Latvia’s euro ambitions undeterred by Cyprus bailout

News

 

Despite the deepening eurozone crisis, Latvia has formally applied to become the 18th member of the single currency by January 2014.

But the hectic Cyprus bailout has forced many to ask why Latvia still wants to join the euro.

There are a number of similarities between the two small economies, particularly with both countries marketing themselves as regional financial centres.

Most Latvians are unenthusiastic about swapping the lats for the euro, but the government and the central bank strongly support the move.

They say it will attract foreign investment and lower interest rates.

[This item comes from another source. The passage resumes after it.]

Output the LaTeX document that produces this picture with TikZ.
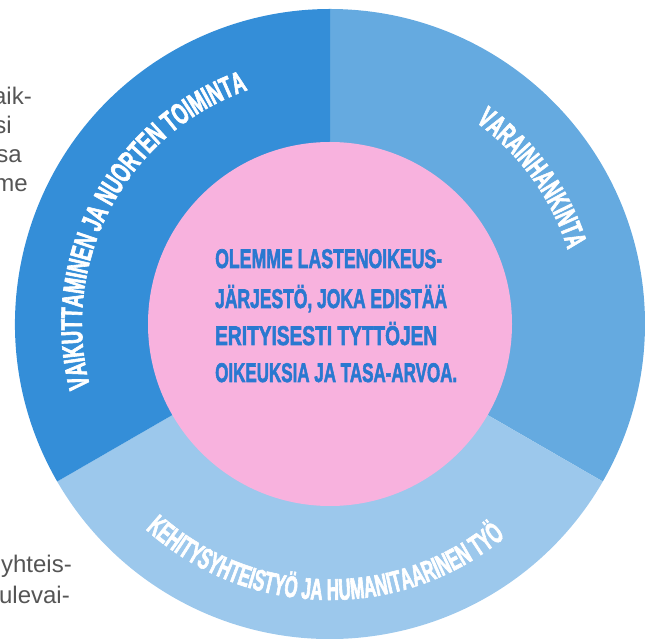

Latvia has also been encouraged by the positive performance of neighbouring Estonia, which joined the currency club in 2011.

However, Alf Vanags, Director of the Baltic International Centre for Economic Policy Studies, says that even if most Latvians are against the euro, the government does not have the option of backing out.

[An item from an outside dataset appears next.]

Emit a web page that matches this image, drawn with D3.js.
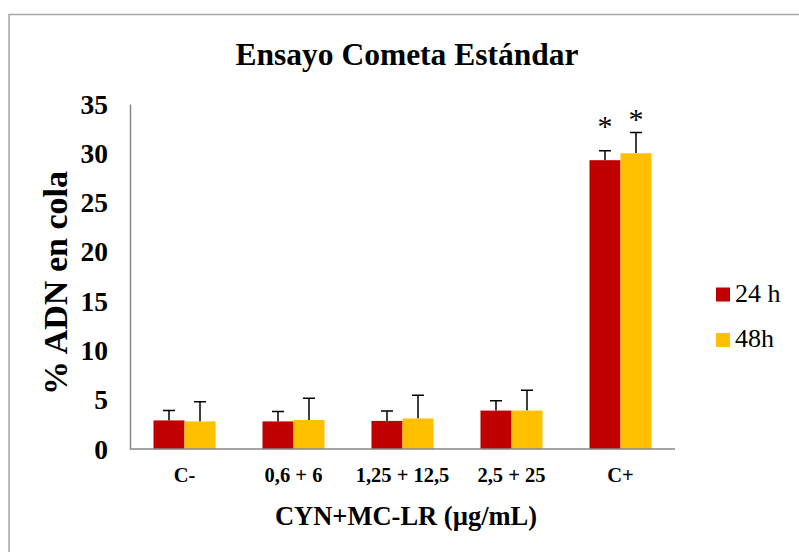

“The Bank of Latvia is ruled by a governor, who is religious about the euro,” he says.

In addition, eurozone entry has guided many of Latvia’s economic policies over the past years, including tough austerity measures. “If the government says that it’s not a good idea after all, people will ask, why all this pain?”

In a recent interview with Euronews, Latvian Prime Minister Valdis Dombrovskis came out in strong defense of the euro currency.

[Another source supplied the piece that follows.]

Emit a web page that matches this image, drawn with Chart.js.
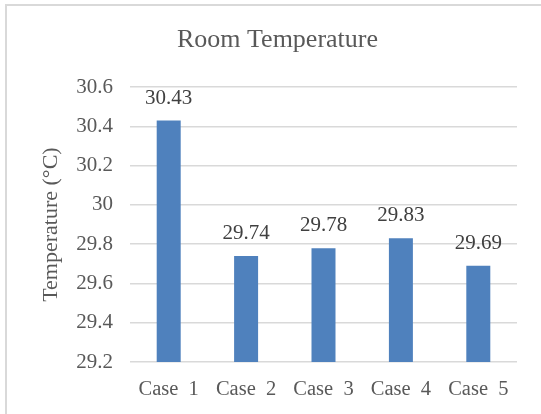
<!DOCTYPE html>
<html>
<head>
<meta charset="utf-8">
<script src="https://cdn.jsdelivr.net/npm/chart.js@4/dist/chart.umd.min.js"></script>
<style>
  html, body { margin: 0; padding: 0; background: #ffffff; }
  #wrap { width: 541px; height: 414px; position: relative; }
</style>
</head>
<body>
<div id="wrap"><canvas id="c" width="541" height="414"></canvas></div>
<script>
// Room temperature per case (°C)
const categories = ['Case  1', 'Case  2', 'Case  3', 'Case  4', 'Case  5'];
const temperatures = [30.43, 29.74, 29.78, 29.83, 29.69];
const yTicks = [29.2, 29.4, 29.6, 29.8, 30, 30.2, 30.4, 30.6];

const SERIF = '"Liberation Serif", "Times New Roman", serif';
const TEXT = '#595959';

// Thin frame around the chart (top and left edges)
const framePlugin = {
  id: 'frame',
  beforeDraw(chart) {
    const ctx = chart.ctx;
    ctx.save();
    ctx.fillStyle = '#ffffff';
    ctx.fillRect(0, 0, chart.width, chart.height);
    ctx.strokeStyle = '#d9d9d9';
    ctx.lineWidth = 2;
    ctx.beginPath();
    ctx.moveTo(6, chart.height + 2);
    ctx.lineTo(6, 5);
    ctx.lineTo(chart.width + 2, 5);
    ctx.stroke();
    ctx.restore();
  }
};

// Value labels above each bar
const valueLabels = {
  id: 'valueLabels',
  afterDatasetsDraw(chart) {
    const ctx = chart.ctx;
    const meta = chart.getDatasetMeta(0);
    const data = chart.data.datasets[0].data;
    ctx.save();
    ctx.font = '21px ' + SERIF;
    ctx.fillStyle = '#404040';
    ctx.textAlign = 'center';
    ctx.textBaseline = 'bottom';
    meta.data.forEach((bar, i) => {
      ctx.fillText(data[i].toFixed(2), bar.x, bar.y - 12);
    });
    ctx.restore();
  }
};

new Chart(document.getElementById('c'), {
  type: 'bar',
  data: {
    labels: categories,
    datasets: [{
      data: temperatures,
      backgroundColor: '#4f81bd',
      borderWidth: 0,
      categoryPercentage: 1,
      barPercentage: 0.31
    }]
  },
  options: {
    responsive: false,
    animation: false,
    devicePixelRatio: 1,
    layout: { padding: { left: 38, right: 24, top: 0, bottom: 0 } },
    plugins: {
      legend: { display: false },
      tooltip: { enabled: false },
      title: {
        display: true,
        text: 'Room Temperature',
        color: TEXT,
        font: { family: SERIF, size: 26, weight: 'normal' },
        padding: { top: 25, bottom: 31 }
      }
    },
    scales: {
      x: {
        grid: { display: false, drawTicks: false },
        border: { display: false },
        ticks: {
          color: TEXT,
          font: { family: SERIF, size: 20.5 },
          padding: 15,
          maxRotation: 0
        },
        afterFit(scale) { scale.height = 52; }
      },
      y: {
        min: 29.2,
        max: 30.6,
        afterBuildTicks(scale) {
          scale.ticks = yTicks.map(v => ({ value: v }));
        },
        grid: { color: '#d9d9d9', lineWidth: 1.5, drawTicks: false },
        border: { display: false },
        ticks: {
          color: TEXT,
          font: { family: SERIF, size: 21 },
          padding: 17,
          callback: v => String(Number(v.toFixed(1)))
        },
        title: {
          display: true,
          text: 'Temperature (°C)',
          color: TEXT,
          font: { family: SERIF, size: 22, weight: 'normal' },
          padding: 0
        },
        afterFit(scale) { scale.width = 92; }
      }
    }
  },
  plugins: [framePlugin, valueLabels]
});
</script>
</body>
</html>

“I would not say that this [current crisis] is a euro-crisis; it is not a crisis of the euro as a currency. If you look at the euro as a currency, it is stable, like the US dollar or the Japanese yen or other global currencies…[In reality, this crisis] is a financial and economical crisis in certain eurozone countries.”

 

Cyprus spillover?

But is there any chance that what happened in Cyprus could happen to Latvia?

Financial news service Bloomberg reports that financial services constitute 40 per cent of the Cypriot gross domestic product (GDP) compared with around 3-3.5 per cent in Latvia.

The Reuters news agency also reports that Cypriot bank assets were eight times the island’s GDP; in Latvia that figure is ‘only’ 130 per cent. However, about half of all deposits in Latvian banks are from non-residents.

However, in 2009 the Latvian government decided to give all non-EU citizens the right to a residence permit if they invested at least €144,150 in Latvia – a provision that is likely to conceal the real share of deposits held in Latvia by persons from outside the EU.

Regulations have been tightened up since 2008, when the mass withdrawal of foreign cash left Latvia without 40 per cent of its international reserves.

As a result, banks serving foreign clients are now required to invest their deposits in liquid assets.

Still, foreign deposits rose by a quarter from 2010 to 2012, bolstered by Russian and other Commonwealth of Independent State (CIS) investors moving their money from crisis-hit Cyprus to Latvia, a country that is not only nearer to Russia but Russian is also widely spoken there.

Nevertheless, EU Business estimates that transferred funds from offshore accounts in Cyprus only constitute around ten per cent of non-resident accounts in Latvia.

 

Irrational fears

The Latvian economy quickly recovered from the shock of 2008, when unemployment jumped to 20 per cent, pushing many Latvians to seek jobs abroad.

To deal with the crisis, the government secured a seven billion euro loan from the IMF, which has now been repaid, although Latvia still owes money to the European Commission and various smaller lenders.

Latvia won praise for putting its economy back on track but failing banks were bailed out with public money, and government programmes, departments, civil service employment and salaries were drastically cut.

However, Vanags believes that resistance to eurozone entry is irrational – if Latvia was ever made to participate in a bailout, its contribution would not be a large burden, he says.

And whatever happens in the Eurozone, Latvia will be affected as the lats is currently pegged to the euro.

A bigger fear across Europe is Russia’s reaction to the losses imposed to its residents in Cyprus.

Russia is notorious for using trade for political goals. In 2009 it cut gas supplies to Ukraine following a political disagreement. It has been speculated that this time, Russia might freeze EU assets or heavily tax European companies in Russia.

And as pre-eurozone Latvia is under a magnifying glass, any instability could be dangerous – especially for ordinary workers.